L'avenir des transferts de données entre l'Europe et les États-Unis est plus incertain que jamais. Les entreprises européennes se doivent de réagir sans attendre si elles ne veulent pas subir les conséquences d'une rupture brutale de ces flux stratégiques.
Une menace imminente sur le Data Privacy Framework
Le Data Privacy Framework (DPF), censé garantir un cadre juridique stable pour le transfert des données personnelles vers les États-Unis, est aujourd'hui en sursis. Comme ses prédécesseurs, le Safe Harbor et le Privacy Shield, il risque d'être invalidé suite aux premières décisions de l'administration Trump. Max Schrems, à l'origine des arrêts Schrems I et II, met déjà en garde :
"The first waves of Trump’s decisions could dismantle the TDPF, throwing EU companies into a legal nightmare."

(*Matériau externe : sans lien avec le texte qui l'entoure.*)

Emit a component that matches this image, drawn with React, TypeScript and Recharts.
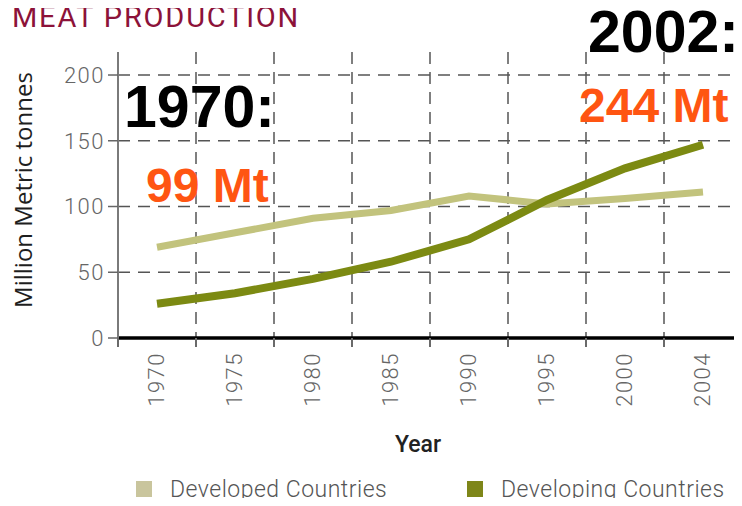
import { CartesianGrid, Label, Legend, Line, LineChart, XAxis, YAxis } from 'recharts';

// years shown on the x axis (one band each)
const YEARS = ['1970', '1975', '1980', '1985', '1990', '1995', '2000', '2004'];
// million metric tonnes
const DEVELOPED = [69, 80, 91, 97, 108, 102, 106, 111];
const DEVELOPING = [26, 34, 45, 58, 75, 105, 129, 147];

const Y_TICKS = [0, 50, 100, 150, 200];
const Y_GRID = [50, 100, 150, 200];
const Y_MAX = 217.5;

const SERIES = [
  { key: 'developed', label: 'Developed Countries', line: '#c2c37d', swatch: '#c9c59d' },
  { key: 'developing', label: 'Developing Countries', line: '#7c8a12', swatch: '#7e8619' },
];

const chartData = YEARS.map((year, i) => ({
  i,
  year,
  developed: DEVELOPED[i],
  developing: DEVELOPING[i],
}));

// band centers carry labels, band edges carry tick marks + grid lines
const centerTicks = YEARS.map((_, i) => i);
const edgeTicks = [...YEARS.map((_, i) => i - 0.5), YEARS.length - 0.5];
const xTicks = [...edgeTicks, ...centerTicks].sort((a, b) => a - b);

const tickFont = 'Roboto, "DejaVu Sans", sans-serif';
const LEGEND_H = 26;

function XTick(props: any) {
  const { x, y, payload } = props;
  const v = payload.value as number;
  if (!Number.isInteger(v)) {
    return <line x1={x} x2={x} y1={y} y2={y + 9} stroke="#6a6a6a" strokeWidth={2} />;
  }
  const tx = x + 7;
  const ty = y + 14;
  return (
    <text
      x={tx}
      y={ty}
      transform={`rotate(-90, ${tx}, ${ty})`}
      textAnchor="end"
      fill="#666"
      fontSize={22}
      letterSpacing={1.5}
      fontFamily={tickFont}
      fontWeight={300}
    >
      {YEARS[v]}
    </text>
  );
}

function YTitle(props: any) {
  const vb = props.viewBox || { x: 0, y: 52, width: 118, height: 286 };
  const cx = 32;
  const cy = vb.y + vb.height / 2 - 5;
  return (
    <text
      x={cx}
      y={cy}
      transform={`rotate(-90, ${cx}, ${cy})`}
      textAnchor="middle"
      fill="#1e1e1e"
      fontSize={24}
      fontWeight={500}
      fontFamily='"Open Sans", sans-serif'
    >
      Million Metric tonnes
    </text>
  );
}

function XTitle(props: any) {
  const vb = props.viewBox || { x: 118, y: 338, width: 624, height: 142 };
  return (
    <text
      x={vb.x + vb.width / 2 - 12}
      y={452}
      textAnchor="middle"
      fill="#222"
      fontSize={23}
      fontWeight={500}
      fontFamily={tickFont}
    >
      Year
    </text>
  );
}

function LegendContent() {
  const lefts = [136, 467];
  return (
    <div style={{ position: 'relative', height: LEGEND_H, width: 742 }}>
      {SERIES.map((s, idx) => (
        <div key={s.key} style={{ position: 'absolute', left: lefts[idx], top: 0, height: LEGEND_H }}>
          <span
            style={{ position: 'absolute', left: 0, top: 3, width: 16, height: 16, background: s.swatch }}
          />
          <span
            style={{
              position: 'absolute',
              left: 34,
              top: 0,
              whiteSpace: 'nowrap',
              fontFamily: tickFont,
              fontWeight: 300,
              fontSize: 23,
              lineHeight: '23px',
              letterSpacing: 0.5,
              color: '#555',
            }}
          >
            {s.label}
          </span>
        </div>
      ))}
    </div>
  );
}

export default function App() {
  return (
    <div style={{ position: 'relative', width: 742, height: 506, margin: -8, overflow: 'hidden', background: '#fff' }}>
      <LineChart width={742} height={506} data={chartData} margin={{ top: 52, right: 0, bottom: 0, left: 0 }}>
        <CartesianGrid
          strokeDasharray="12 8"
          stroke="#555"
          strokeWidth={1.5}
          verticalValues={edgeTicks}
          horizontalValues={Y_GRID}
        />
        <XAxis
          dataKey="i"
          type="number"
          domain={[-0.5, YEARS.length - 0.5]}
          ticks={xTicks}
          interval={0}
          tick={<XTick />}
          tickLine={false}
          tickSize={0}
          tickMargin={0}
          height={168 - LEGEND_H}
          axisLine={{ stroke: '#000', strokeWidth: 3.5 }}
        >
          <Label content={<XTitle />} />
        </XAxis>
        <YAxis
          width={118}
          domain={[0, Y_MAX]}
          ticks={Y_TICKS}
          interval={0}
          tickSize={10}
          tickMargin={3}
          tickLine={{ stroke: '#666', strokeWidth: 1.5 }}
          axisLine={{ stroke: '#7a7a7a', strokeWidth: 2 }}
          tick={{ fill: '#666', fontSize: 22, fontFamily: tickFont, fontWeight: 300, letterSpacing: 1.5 }}
        >
          <Label content={<YTitle />} />
        </YAxis>
        <Legend
          verticalAlign="bottom"
          height={LEGEND_H}
          wrapperStyle={{ left: 0, top: 478, width: 742, height: LEGEND_H }}
          content={<LegendContent />}
        />
        {SERIES.map((s, idx) => (
          <Line
            key={s.key}
            type="linear"
            dataKey={s.key}
            name={s.label}
            stroke={s.line}
            strokeWidth={idx === 0 ? 7 : 8}
            dot={false}
            activeDot={false}
            isAnimationActive={false}
          />
        ))}
      </LineChart>
      <svg
        width={742}
        height={506}
        style={{ position: 'absolute', left: 0, top: 0, pointerEvents: 'none' }}
      >
        <text x={12} y={27} fill="#8c1239" fontSize={29} fontWeight={400} letterSpacing={1.8} fontFamily={tickFont}>
          MEAT PRODUCTION
        </text>
        <g fontFamily='"Liberation Sans", Arial, sans-serif' fontWeight={700}>
          <text x={124} y={127} fill="#000" fontSize={59}>1970:</text>
          <text x={146} y={202} fill="#ff5512" fontSize={48}>99 Mt</text>
          <text x={588} y={52} fill="#000" fontSize={59}>2002:</text>
          <text x={579} y={122} fill="#ff5512" fontSize={48}>244 Mt</text>
        </g>
      </svg>
    </div>
  );
}
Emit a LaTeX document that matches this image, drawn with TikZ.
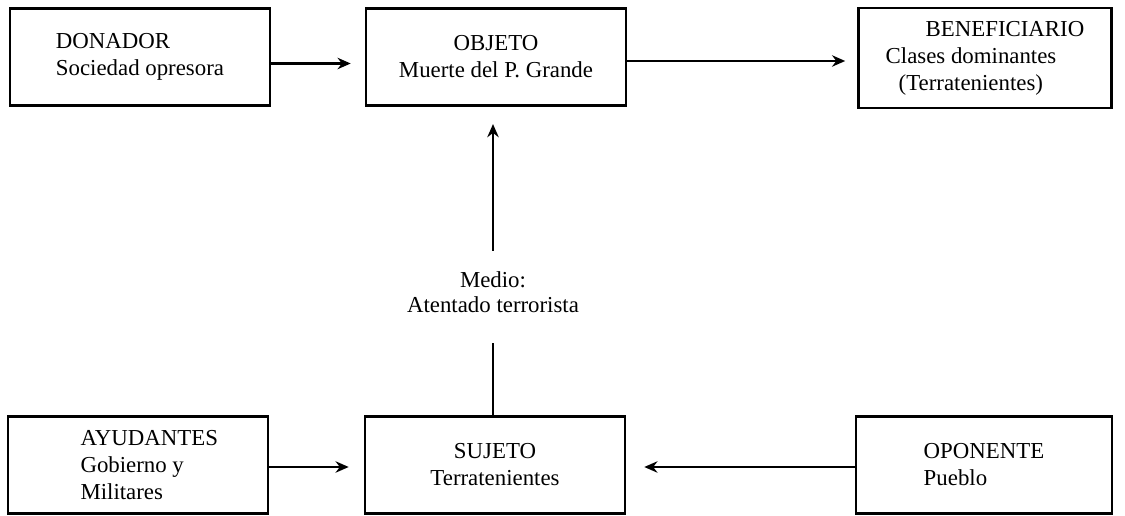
\documentclass[tikz,border=0pt]{standalone}
\usepackage{fontspec}
\setmainfont{Liberation Serif}
\usetikzlibrary{arrows.meta, positioning}

\begin{document}
\begin{tikzpicture}[x=0.02cm, y=-0.02cm,
    >={Stealth[length=7.5pt, width=6.5pt]},
    actor/.style={draw, line width=1.5pt, minimum width=5.2cm, minimum height=1.95cm,
                  inner sep=0pt, font=\fontsize{13}{15.4}\selectfont},
    arrow/.style={->, line width=1.4pt},
    link/.style={line width=1.4pt}]

    \useasboundingbox (0,0) rectangle (1125,516);

    % Actantes
    \node[actor, align=left] (donador) at (140,57) {DONADOR\\Sociedad opresora};
    \node[actor, align=center] (objeto) at (496,57) {OBJETO\\Muerte del P. Grande};
    \node[actor, align=left, minimum width=5.06cm, minimum height=2cm] (beneficiario) at (985,58)
        {\hspace*{0.8cm}BENEFICIARIO\\Clases dominantes\\\hspace*{0.26cm}(Terratenientes)};
    \node[actor, align=left] (ayudantes) at (138,465)
        {\hspace*{0.45cm}AYUDANTES\\\hspace*{0.45cm}Gobierno y\\\hspace*{0.45cm}Militares};
    \node[actor, align=center] (sujeto) at (495,465) {SUJETO\\Terratenientes};
    \node[actor, align=left, minimum width=5.12cm] (oponente) at (984,465) {OPONENTE\\Pueblo};
    \node[align=center, inner sep=0pt, font=\fontsize{13}{14.4}\selectfont] (medio) at (493,292)
        {Medio:\\Atentado terrorista};

    % Relaciones
    \draw[arrow, shorten >=0.28cm] ([yshift=-0.13cm]donador.east) -- ([yshift=-0.13cm]objeto.west);
    \draw[arrow, shorten >=0.24cm] ([yshift=-0.08cm]objeto.east) -- ([yshift=-0.08cm]objeto.east -| beneficiario.west);
    \draw[arrow, shorten <=0.4cm, shorten >=0.34cm] (medio.north) -- (medio.north |- objeto.south);
    \draw[link, shorten <=0.6cm] (medio.south) -- (medio.south |- sujeto.north);
    \draw[arrow, shorten >=0.3cm] ([yshift=-0.04cm]ayudantes.east) -- ([yshift=-0.04cm]sujeto.west);
    \draw[arrow, shorten >=0.36cm] ([yshift=-0.04cm]oponente.west) -- ([yshift=-0.04cm]sujeto.east);

\end{tikzpicture}
\end{document}
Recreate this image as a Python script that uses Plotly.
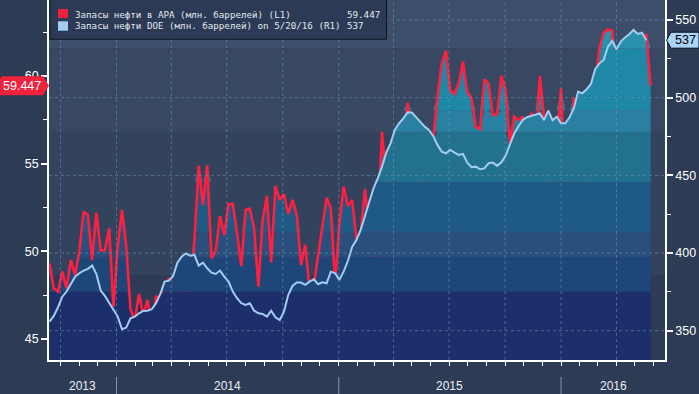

Une remise en cause de la légalité des transferts
Le DPF repose sur un mécanisme censé garantir aux citoyens européens l'exercice de leurs droits en matière de protection des données. Aux États-Unis, une agence de supervision paritaire, composée à parts égales de républicains et de démocrates, est chargée de garantir le respect et l’application des engagements pris envers les Européens.
Cependant, fin janvier, Donald Trump a limogé tous les membres démocrates de cette instance, mettant fin à son équilibre politique.
Désormais, une question cruciale se pose : les républicains, désormais seuls aux commandes, garantiront-ils réellement les droits des citoyens européens ? Si la réponse est non, alors la chute du DPF est inévitable. Cette incertitude juridique place les entreprises européennes dans une situation de vulnérabilité totale.
Un contexte de tensions commerciales
Dans le même temps, les tensions entre l'UE et les États-Unis s'intensifient. La demande de Donald Trump d'imposer des droits de douane de 25% sur certains produits européens place les flux de données au centre des négociations commerciales à venir.
Or, le risque de voir ces transferts bloqués ou rendus extrêmement complexes n'est plus une simple hypothèse. Nous avons déjà connu ce scénario avec la décision de la CNIL en 2022 rendant, par exemple, l'usage standard de Google Analytics non conforme en raison de l'invalidité du Privacy Shield.
Allons-nous revivre le même imbroglio juridique à grande échelle allant des USA à la Chine ?
Les conséquences potentielles
Si les transferts de données vers les États-Unis et la Chine deviennent illégaux ou soumis à des restrictions drastiques, les impacts seront considérables :
- Perturbation des services essentiels : De nombreuses entreprises européennes dépendent de solutions cloud et logiciels américains, et une remise en cause de ces transferts pourrait entraîner des interruptions de service, voire l'impossibilité d'utiliser certains outils stratégiques.
- Complexification juridique : Le manque de clarté sur la légalité des transferts pourrait mettre les entreprises face à un dilemme réglementaire : suivre les règles du RGPD ou répondre aux obligations imposées par les lois américaines comme le Cloud Act.
- Dépendance technologique accrue : En l'absence d'une alternative européenne structurée, de nombreuses entreprises pourraient se retrouver dans une impasse, avec une difficulté à migrer leurs infrastructures et un renforcement de la fragmentation du marché.
- Menace sur la confidentialité des données : Sans cadre juridique stable, les données personnelles pourraient être exposées à des accès non souhaités par des autorités étrangères, ce qui constituerait une atteinte directe aux principes de protection prônés par l'Union européenne.
Anticiper pour éviter la crise
Il est crucial que chaque entreprise européenne réalisant des transferts de données personnelles vers les États-Unis prenne des mesures immédiates :
- Identifier et cartographier tous les flux de données transatlantiques et sino-européens
- Sécuriser des solutions européennes alternatives, souveraines et conformes au RGPD
- Sauvegarder et mettre en place une stratégie de mitigation en cas de blocage
- Évaluer et anticiper l’impact financier d’un transfert des données vers des solutions conformes
La question n'est plus de savoir si ces restrictions auront lieu, mais quand et dans quelles proportions.
Une Europe à un tournant critique
Sommes-nous prêts à assurer la souveraineté de nos données et le respect des lois européennes ? Il en va de la compétitivité et de l'indépendance de nos entreprises dans un monde de plus en plus polarisé.
L'heure n'est plus aux demi-mesures : l'Europe doit affirmer sa souveraineté numérique, renforcer ses capacités technologiques locales et imposer des normes éthiques et sécuritaires à tous les acteurs, qu'ils soient européens ou étrangers. Les sociétés européennes se doivent d’agir vite pour ne pas être prises en étaux de négociations commerciales internationales.
L'heure n'est plus à l'attente. L'heure est à l'action.